Cutting the cake is a ceremony that we all seem to willingly put up with because we know we're going to score some cake at the end of all the nonsense. Weddings are notorious for raising cake cutting to a whole other realm. Cutting and sharing the cake takes on meanings well beyond the simple butter, eggs, and flour sitting on a table. The moment must be documented with photos. We are celebrating the couple, though most just want to know if it's white or chocolate cake and are already debating how long the marriage will last. Yeah, I'm a bit cynical.
No less popular is cutting the cake at birthday parties. Kids learn this at an early age. It's pretty much the whole reason for going to the party. The cake. It better be a good one or the word of the failure will run rampant through the school.
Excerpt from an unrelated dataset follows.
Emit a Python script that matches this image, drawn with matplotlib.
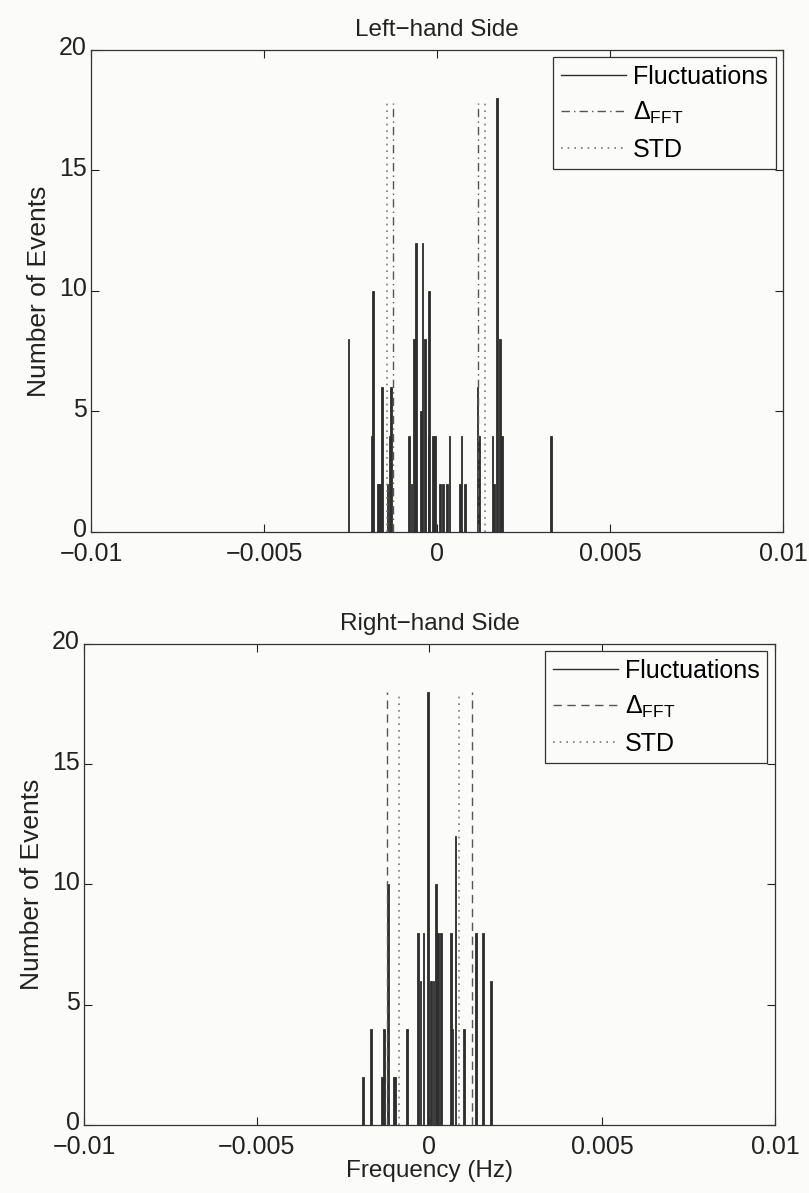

We have special knives for cutting the cake. Some people must put the cakes on special plates.
And then there's pot luck dinners where it's all self-serve. Sometimes the cake has already been cut by the time it's placed on the table amongst the other desserts. As each piece is taken away the remainder starts to look pathetic, sometimes caving in on itself so by the time you get a piece it no longer looks remotely like a piece. It looks like a mound. And because the cake was pre-cut there's no magic associated with it. We're sharing the cake, but not the moment. It becomes what it really is...just a cake.
The picture below is obviously a special cake, a special moment. You can barely see the actual knife being held by the man and woman. Though this looks like it was taken at an Italian restaurant the man looks like someone you'd find in a French New Wave film from the '60s. Meanwhile the boy looks right out of the suburbs in the '50s and he's anticipating getting his piece. The moment is secondary to him. It's all about the cake.
But here's what I really like about this shot. There's something missing in this picture. Something very obvious. Something that should be there. Can you find it?
Click on the image to see it larger.
And then there's this delightful shot where the two on the right are nearly giddy over the moment. Meanwhile, the woman cutting the cake takes this all very serious. For her it's an historical moment, or as my dad likes to say an "hysterical moment."